Sometimes a plain beetroot salad works just fine with certain foods. The hot and sweet beets come to equalize the salty capers all being engulfed by the acidity of the lemon. Serving a pounded thin slice of breast of turkey topped with a wine, dill, caper, butter sauce is exquisite....and all served over baby penne rigate which have soaked in the general taste of everything!!... Wow!!
To make a turkey piccata you will need:
Serves 4 - 6
- 800 gr breast of turkey sliced thin and pounded even thinner to produce 6 slices.
- 3 Tbsp. freshly grated Parmesan.
- 1/3 cup flour.
- Salt and freshly ground pepper.
- 4 Tbsp. olive oil
- 2 Tbsp. butter for the sauce.
- ½ cup dry white wine.
- 2 Tbsp. lemon juice.
- ¼ cup capers salt well washed off.
- ¼ cup thinly chopped dill.
- 250 gr penne rigate.
- 300 gr beetroot thinly sliced for the salad.
- 1 small Habanero chili very thinly sliced.
- 2 cloves of garlic grated.
- Some garlic oil for the beet salad.
- Mix Parmesan, flour, salt and pepper.
- Melt 2 Tbsp. of butter with the oil and heat.
- Wet the turkey slices with water and coat each slice with the parmesan/flour/salt/pepper mixture.
- Maintain a medium-low heat to fry the slices of turkey to a deep golden color.
- When all the slices are well fried on both sides, cover with aluminum foil and keep warm in the oven until the sauce is prepared.
- Keeping the same heat, add to the already existing remains of the frying, wine and capers, lemon juice, and stir till all the alcohol is evaporated.
- Add the second 2 Tbsp. of butter to "tie" (thicken) the sauce.
- In the meantime boil and cook the baby penne rigate 6 minutes, drain.
- Serve penne in a large platter as a base, and top with some sauce.

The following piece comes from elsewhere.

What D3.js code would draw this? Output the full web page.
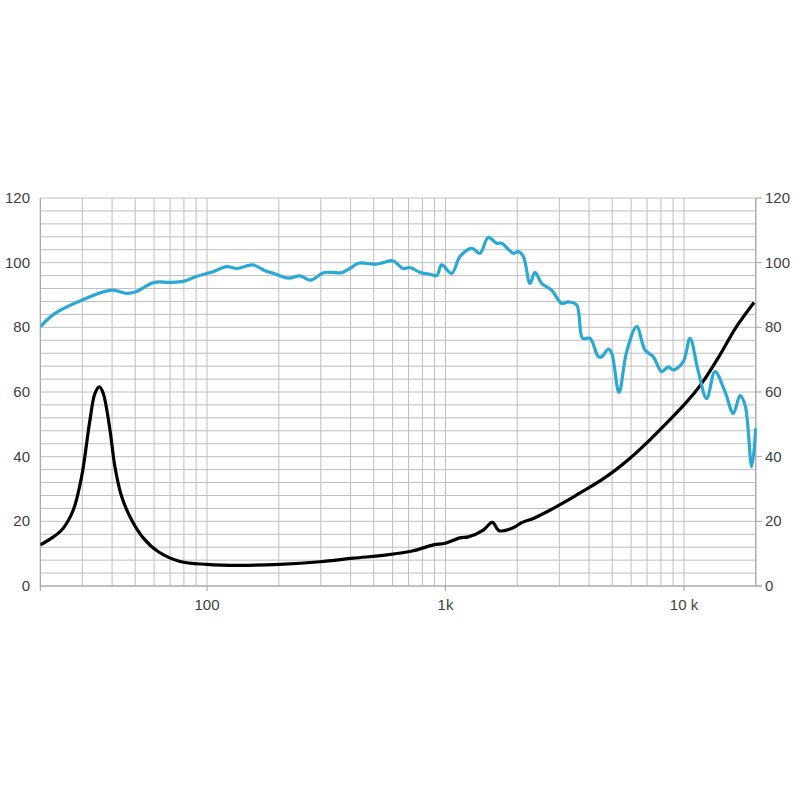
<!DOCTYPE html>
<html>
<head>
<meta charset="utf-8">
<script src="https://cdn.jsdelivr.net/npm/d3@7"></script>
<style>
  html, body { margin: 0; padding: 0; background: #fff; }
  svg text { font-family: "Liberation Sans", Arial, sans-serif; }
</style>
</head>
<body>
<svg id="chart" width="800" height="800"></svg>
<script>
// ---- Data ----
const splFreq = [20, 23.05, 29.8, 39.8, 46, 49.9, 60.1, 70, 80, 90, 100, 106, 121, 133, 145, 156.4, 175, 189.7, 219, 245.5, 272, 307.5, 333.5, 367, 397.7, 430.7, 467.4, 506.4, 548.6, 600.8, 665.5, 709.6, 781.6, 861, 918.5, 963.9, 1062, 1150, 1289, 1395, 1510, 1639, 1720, 1924, 2019, 2120, 2261, 2373, 2530, 2787, 3069, 3272, 3548, 3759, 4036, 4375, 4518, 4816, 4976, 5338, 5750, 6335, 6863, 7432, 8062, 8598, 9019, 9932, 10594, 11481, 12450, 13490, 14860, 16100, 17180, 18030, 19230, 20000];
const splValues = [80.2, 84.3, 88.4, 91.5, 90.5, 90.9, 93.9, 93.9, 94.3, 95.7, 96.7, 97.2, 98.8, 98.2, 98.9, 99.3, 97.5, 96.7, 95.2, 95.9, 94.6, 96.9, 97.0, 96.9, 98.2, 99.8, 99.8, 99.5, 100.0, 100.6, 98.2, 98.5, 97.0, 96.4, 96.0, 99.3, 96.7, 101.9, 104.4, 102.9, 107.8, 106.0, 106.0, 102.9, 103.4, 101.9, 93.6, 97.0, 93.6, 91.5, 87.4, 87.9, 86.9, 76.6, 76.6, 70.9, 70.9, 73.3, 72.0, 59.9, 72.5, 80.2, 73.0, 70.9, 66.3, 67.8, 66.8, 69.4, 76.6, 66.3, 58.0, 66.3, 60.1, 53.4, 58.9, 56.0, 36.9, 48.8];

const impFreq = [20, 22.7, 24.9, 27.5, 29.8, 32.3, 33.9, 35.4, 36.7, 39.2, 41.1, 43.9, 48.3, 54.1, 62.5, 77.1, 99.7, 137.5, 202, 298, 410.7, 567, 733, 889, 995, 1150, 1246, 1440, 1571, 1681, 1924, 2086, 2335, 2831, 3220, 3665, 4445, 5187, 5937, 7195, 8486, 10000, 10906, 11904, 14155, 16520, 19660];
const impValues = [12.7, 15.2, 17.8, 23.5, 33.8, 51.3, 59.6, 61.6, 59.6, 48.2, 36.9, 27.6, 20.4, 14.8, 10.6, 7.6, 6.7, 6.4, 6.7, 7.5, 8.6, 9.6, 10.9, 12.7, 13.2, 14.9, 15.2, 17.3, 19.7, 17.1, 18.0, 19.6, 20.9, 24.0, 26.3, 28.8, 32.5, 36.0, 39.5, 45.2, 50.5, 56.0, 59.2, 62.8, 71.5, 80, 87.7];

const yTicks = [0, 20, 40, 60, 80, 100, 120];
const xTickValues = [100, 1000, 10000];
const xTickLabels = ["100", "1k", "10 k"];

// ---- Layout ----
const svg = d3.select("#chart");
const pL = 40.3, pR = 755.8, pT = 198, pB = 586;

const x = d3.scaleLog().domain([20, 20000]).range([pL, pR]);
const y = d3.scaleLinear().domain([0, 120]).range([pB, pT]);

// minor vertical grid
const vGrid = [];
[10, 100, 1000, 10000].forEach(dec => {
  for (let k = 1; k <= 9; k++) {
    const f = dec * k;
    if (f >= 20 && f <= 20000) vGrid.push(f);
  }
});
const hGrid = d3.range(0, 121, 4);

const grid = svg.append("g");
grid.selectAll("line.v").data(vGrid).enter().append("line")
  .attr("x1", d => x(d)).attr("x2", d => x(d))
  .attr("y1", pT).attr("y2", pB)
  .attr("stroke", "#bebebe").attr("stroke-width", 1);
grid.selectAll("line.h").data(hGrid).enter().append("line")
  .attr("x1", pL).attr("x2", pR)
  .attr("y1", d => y(d)).attr("y2", d => y(d))
  .attr("stroke", "#bebebe").attr("stroke-width", 1);

// axes lines
svg.append("line").attr("x1", pL).attr("x2", pL).attr("y1", pT).attr("y2", pB + 5)
  .attr("stroke", "#a0a0a0");
svg.append("line").attr("x1", pR).attr("x2", pR).attr("y1", pT).attr("y2", pB)
  .attr("stroke", "#a0a0a0");
svg.append("line").attr("x1", pL).attr("x2", pR + 6).attr("y1", pB).attr("y2", pB)
  .attr("stroke", "#a0a0a0");

// right-side tick marks
svg.selectAll("line.rt").data(yTicks).enter().append("line")
  .attr("x1", pR).attr("x2", pR + 6)
  .attr("y1", d => y(d)).attr("y2", d => y(d))
  .attr("stroke", "#a0a0a0");
// bottom tick marks
svg.selectAll("line.bt").data(xTickValues).enter().append("line")
  .attr("x1", d => x(d)).attr("x2", d => x(d))
  .attr("y1", pB).attr("y2", pB + 5)
  .attr("stroke", "#a0a0a0");

// y labels
svg.selectAll("text.yl").data(yTicks).enter().append("text")
  .attr("x", 30).attr("y", d => y(d) + 5)
  .attr("text-anchor", "end").attr("font-size", 15).attr("fill", "#404040")
  .text(d => d);
svg.selectAll("text.yr").data(yTicks).enter().append("text")
  .attr("x", 765).attr("y", d => y(d) + 5)
  .attr("text-anchor", "start").attr("font-size", 15).attr("fill", "#404040")
  .text(d => d);
// x labels
svg.selectAll("text.xl").data(xTickValues).enter().append("text")
  .attr("x", d => x(d)).attr("y", pB + 24)
  .attr("text-anchor", "middle").attr("font-size", 15).attr("fill", "#404040")
  .text((d, i) => xTickLabels[i]);

// ---- Curves ----
const clipId = "plotclip";
svg.append("clipPath").attr("id", clipId).append("rect")
  .attr("x", pL).attr("y", pT - 10).attr("width", pR - pL + 1).attr("height", pB - pT + 10);

const line = d3.line().x(d => x(d[0])).y(d => y(d[1])).curve(d3.curveCatmullRom.alpha(0.5));

const splData = splFreq.map((f, i) => [f, splValues[i]]);
const impData = impFreq.map((f, i) => [f, impValues[i]]);

svg.append("path").datum(impData)
  .attr("d", line).attr("fill", "none")
  .attr("stroke", "#000").attr("stroke-width", 3.2).attr("stroke-linejoin", "round")
  .attr("clip-path", `url(#${clipId})`);
svg.append("path").datum(splData)
  .attr("d", line).attr("fill", "none")
  .attr("stroke", "#2aa8d4").attr("stroke-width", 3.2).attr("stroke-linejoin", "round")
  .attr("clip-path", `url(#${clipId})`);
</script>
</body>
</html>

- Top the penne with the turkey.
- Top turkey with sauce and capers.
- Sprinkle turkey and penne with dill and serve.
For the Beetroot Salad:
- Slice beets thinly with a mandoline.
- Add and mix the habanero chili slices.
- Add and mix the garlic.
- Add some garlic oil.
- Mix and cover with plastic wrap till time to serve.